Ryanair has blamed a faster than expected fall in fares and the slump in the pound since the Brexit vote as it reported an 8% fall in quarterly profits.
The low-cost airline said fares had fallen by 17% to an average €33 per passenger in the last three months of 2016 as it expanded in European markets.
Chief executive Michael O’Leary – who strongly backed a Remain vote – said this impact was “exacerbated by the sharp decline in sterling following the Brexit vote”.
Ryanair reported a fall in profit to €95m (£82m) for the third quarter to the end of December.
Revenues rose 1% to €1.34bn (£1.16bn) as passenger numbers increased 16% to 24.9 million but profit margins slipped. Shares fell 2%.
A weaker pound means that fares paid by UK customers translate into lower income for Dublin-based Ryanair – which is Europe’s largest airline by passenger numbers.
Sterling is more than 10% down against the euro since the Brexit vote.

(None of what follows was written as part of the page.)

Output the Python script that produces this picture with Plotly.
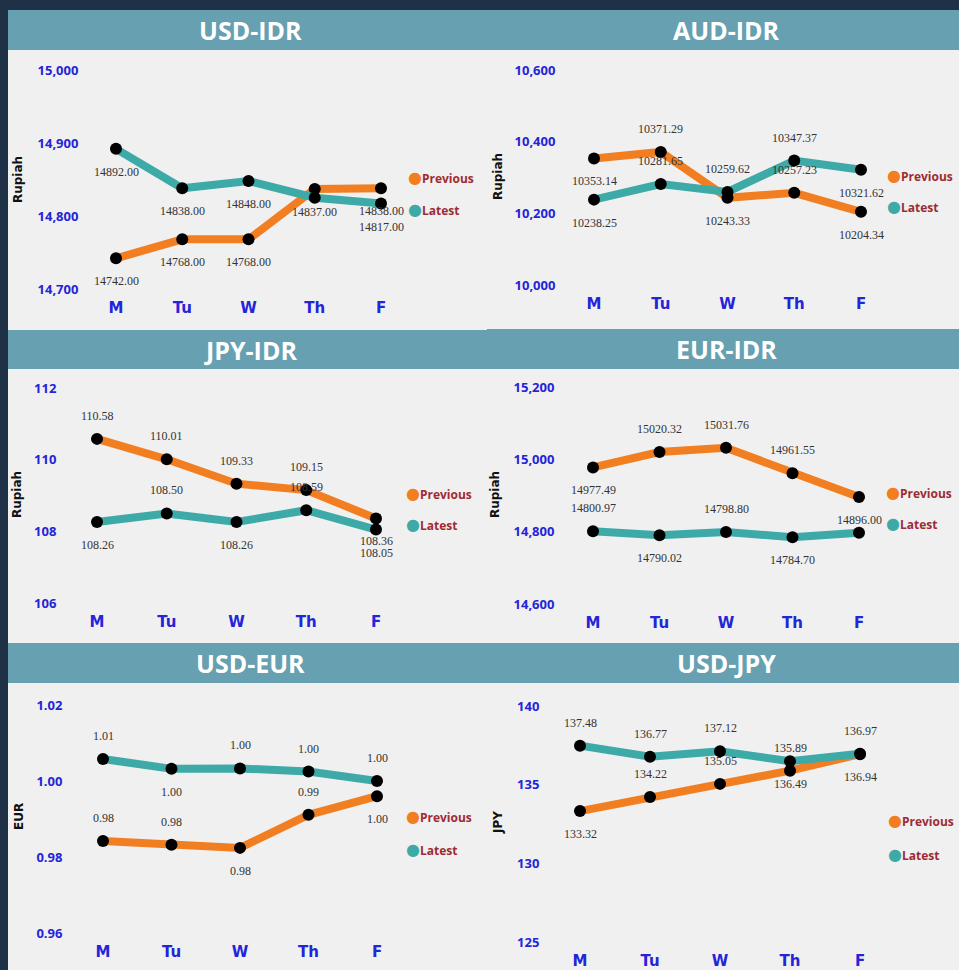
import plotly.graph_objects as go

# ---- data -------------------------------------------------------------
days = ["M", "Tu", "W", "Th", "F"]

usd_idr_prev = [14742.00, 14768.00, 14768.00, 14837.00, 14838.00]
usd_idr_latest = [14892.00, 14838.00, 14848.00, 14825.00, 14817.00]

aud_idr_prev = [10353.14, 10371.29, 10243.33, 10257.23, 10204.34]
aud_idr_latest = [10238.25, 10281.65, 10259.62, 10347.37, 10321.62]

jpy_idr_prev = [110.58, 110.01, 109.33, 109.15, 108.36]
jpy_idr_latest = [108.26, 108.50, 108.26, 108.59, 108.05]

eur_idr_prev = [14977.49, 15020.32, 15031.76, 14961.55, 14896.00]
eur_idr_latest = [14800.97, 14790.02, 14798.80, 14784.70, 14797.00]

usd_eur_prev = [0.9842, 0.9832, 0.9824, 0.9911, 0.9960]
usd_eur_latest = [1.0058, 1.0032, 1.0033, 1.0025, 1.0000]

usd_jpy_prev = [133.32, 134.22, 135.05, 135.89, 136.94]
usd_jpy_latest = [137.48, 136.77, 137.12, 136.49, 136.97]

titles = ["USD-IDR", "AUD-IDR", "JPY-IDR", "EUR-IDR", "USD-EUR", "USD-JPY"]
axis_titles = ["Rupiah", "Rupiah", "Rupiah", "Rupiah", "EUR", "JPY"]
series_names = ["Previous", "Latest"]
y_ticks = [
    [14700, 14800, 14900, 15000],
    [10000, 10200, 10400, 10600],
    [106, 108, 110, 112],
    [14600, 14800, 15000, 15200],
    [0.96, 0.98, 1.00, 1.02],
    [125, 130, 135, 140],
]
y_tickformats = [",", ",", "d", ",", ".2f", "d"]
label_decimals = [2, 2, 2, 2, 2, 2]

panel_series = [
    (usd_idr_prev, usd_idr_latest),
    (aud_idr_prev, aud_idr_latest),
    (jpy_idr_prev, jpy_idr_latest),
    (eur_idr_prev, eur_idr_latest),
    (usd_eur_prev, usd_eur_latest),
    (usd_jpy_prev, usd_jpy_latest),
]

# ---- styling ----------------------------------------------------------
W, H = 959, 970
BG_DARK = "#1f3146"
PANEL_BG = "#f0f0f0"
BAR_BG = "#67a1b1"
ORANGE = "#f27e22"
TEAL = "#3eaaa8"
TICK_BLUE = "#2424d8"
LEGEND_RED = "#9e2b32"
LABEL_GREY = "#333333"

# label placement per point: 1 = above, -1 = below, 0 = no label
label_side = [
    ([-1, -1, -1, -1, -1], [-1, -1, -1, 0, -1]),
    ([-1, 1, -1, 1, -1], [-1, 1, 1, 1, -1]),
    ([1, 1, 1, 1, -1], [-1, 1, -1, 1, -1]),
    ([-1, 1, 1, 1, -1], [1, -1, 1, -1, 0]),
    ([1, 1, -1, 1, -1], [1, -1, 1, 1, 1]),
    ([-1, 1, 1, 1, -1], [1, 1, 1, -1, 1]),
]

# panel geometry in pixels
panels = [
    dict(x0=8, x1=487, bar0=10, bar1=50, bg1=330, ytop=70, ybot=289, tickr=79,
         m=116, f=381, ytx=18, yty=180, lgx=413, lgy=(177, 209)),
    dict(x0=487, x1=959, bar0=10, bar1=50, bg1=330, ytop=70, ybot=285, tickr=556,
         m=594, f=861, ytx=498, yty=177, lgx=892, lgy=(175, 206)),
    dict(x0=8, x1=487, bar0=330, bar1=369, bg1=643, ytop=388, ybot=603, tickr=57,
         m=97, f=376, ytx=17, yty=495, lgx=411, lgy=(493, 524)),
    dict(x0=487, x1=959, bar0=329, bar1=369, bg1=643, ytop=387, ybot=604, tickr=555,
         m=593, f=859, ytx=495, yty=495, lgx=891, lgy=(492, 523)),
    dict(x0=8, x1=487, bar0=643, bar1=683, bg1=970, ytop=705, ybot=933, tickr=63,
         m=103, f=377, ytx=19, yty=817, lgx=411, lgy=(816, 849)),
    dict(x0=487, x1=959, bar0=643, bar1=683, bg1=970, ytop=706, ybot=942, tickr=540,
         m=580, f=860, ytx=498, yty=823, lgx=893, lgy=(820, 854)),
]


def fx(px):
    return px / W


def fy(py):
    return 1 - py / H


fig = go.Figure()
shapes = []
annotations = []
layout_axes = {}

for i, (p, (prev, latest)) in enumerate(zip(panels, panel_series)):
    n = i + 1
    xa = "x" if n == 1 else f"x{n}"
    ya = "y" if n == 1 else f"y{n}"

    # panel background and title bar
    shapes.append(dict(type="rect", xref="paper", yref="paper", layer="below",
                       x0=fx(p["x0"]), x1=fx(p["x1"]), y0=fy(p["bg1"]), y1=fy(p["bar1"]),
                       fillcolor=PANEL_BG, line=dict(width=0)))
    shapes.append(dict(type="rect", xref="paper", yref="paper", layer="below",
                       x0=fx(p["x0"]), x1=fx(p["x1"]), y0=fy(p["bar1"]), y1=fy(p["bar0"]),
                       fillcolor=BAR_BG, line=dict(width=0)))
    annotations.append(dict(xref="paper", yref="paper", showarrow=False,
                            x=fx((p["x0"] + p["x1"]) / 2 + 3), y=fy((p["bar0"] + p["bar1"]) / 2),
                            xanchor="center", yanchor="middle", text=f"<b>{titles[i]}</b>",
                            font=dict(family="Open Sans", size=25, color="white")))

    # axis title
    annotations.append(dict(xref="paper", yref="paper", showarrow=False,
                            x=fx(p["ytx"]), y=fy(p["yty"]), textangle=-90,
                            xanchor="center", yanchor="middle", text=f"<b>{axis_titles[i]}</b>",
                            font=dict(family="DejaVu Sans", size=12, color="#111111")))

    # legend entries: coloured dot followed by the series name
    for name, col, ly in zip(series_names, (ORANGE, TEAL), p["lgy"]):
        annotations.append(dict(
            xref="paper", yref="paper", showarrow=False,
            x=fx(p["lgx"] - 7), y=fy(ly), xanchor="left", yanchor="middle",
            text=(f"<span style='color:{col};font-family:DejaVu Sans;font-size:16px'>●</span>"
                  f"<b>{name}</b>"),
            font=dict(family="Open Sans", size=12, color=LEGEND_RED)))

    # axes
    sp = (p["f"] - p["m"]) / 4
    dom_l = p["tickr"] + 5
    dom_r = p["f"] + 0.55 * sp
    yt = y_ticks[i]
    layout_axes["xaxis" if n == 1 else f"xaxis{n}"] = dict(
        domain=[fx(dom_l), fx(dom_r)], anchor=ya, type="category",
        categoryorder="array", categoryarray=days,
        range=[-(p["m"] - dom_l) / sp, 4 + (dom_r - p["f"]) / sp],
        showgrid=False, zeroline=False, showline=False,
        ticks="outside", ticklen=5, tickcolor="rgba(0,0,0,0)",
        tickfont=dict(family="DejaVu Sans", size=15, color=TICK_BLUE, weight="bold"),
        fixedrange=True)
    layout_axes["yaxis" if n == 1 else f"yaxis{n}"] = dict(
        domain=[fy(p["ybot"]), fy(p["ytop"])], anchor=xa,
        range=[yt[0], yt[-1]], tickvals=yt, tickformat=y_tickformats[i],
        showgrid=False, zeroline=False, showline=False,
        ticks="outside", ticklen=2, tickcolor="rgba(0,0,0,0)",
        tickfont=dict(family="Open Sans", size=13, color=TICK_BLUE, weight="bold"),
        fixedrange=True)

    # series lines and point labels
    for vals, col, name, sides in zip((prev, latest), (ORANGE, TEAL), series_names, label_side[i]):
        fig.add_trace(go.Scatter(
            x=days, y=vals, name=name, mode="lines+markers",
            line=dict(color=col, width=8),
            marker=dict(color="black", size=12),
            xaxis=xa, yaxis=ya, showlegend=False, cliponaxis=False))
        for d, v, s in zip(days, vals, sides):
            if s == 0:
                continue
            annotations.append(dict(
                xref=xa, yref=ya, x=d, y=v, showarrow=False,
                text=f"{v:.{label_decimals[i]}f}", yshift=23 * s,
                xanchor="center", yanchor="middle",
                font=dict(family="Liberation Serif", size=12, color=LABEL_GREY)))

fig.update_layout(
    width=W, height=H,
    margin=dict(l=0, r=0, t=0, b=0, pad=0, autoexpand=False),
    paper_bgcolor=BG_DARK, plot_bgcolor="rgba(0,0,0,0)",
    shapes=shapes, annotations=annotations, showlegend=False,
    **layout_axes)

fig.write_html("out.html")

Mr O’Leary said: “We continue to grow capacity, new routes and bases, at a time when other EU airlines are also adding capacity, and accordingly the price environment remains weak.”
He added that fares were falling “faster than we initially planned”.
There would be further downward pressure on prices to come amid uncertainty after the Brexit vote, weak sterling and flights being switched from North Africa and Turkey to Spain and Portugal.
Travel operators have been switching destinations to the western Mediterranean after terrorism and political instability weakened demand elsewhere.
Mr O’Leary said there was still uncertainty about what Brexit would mean and this would “continue to represent a challenge for our business” for the rest of the year and into 2018.
Ryanair still expects to see a modest increase in profits for the current financial year but said this “heavily depends on the absence of any unforeseen security events”.
Airlines have been struggling in recent months with demand hit by a series of terror attacks as well as the impact of the Brexit vote.
Ryanair’s rival easyJet last month said it faced a £105m hit from the fall in the pound.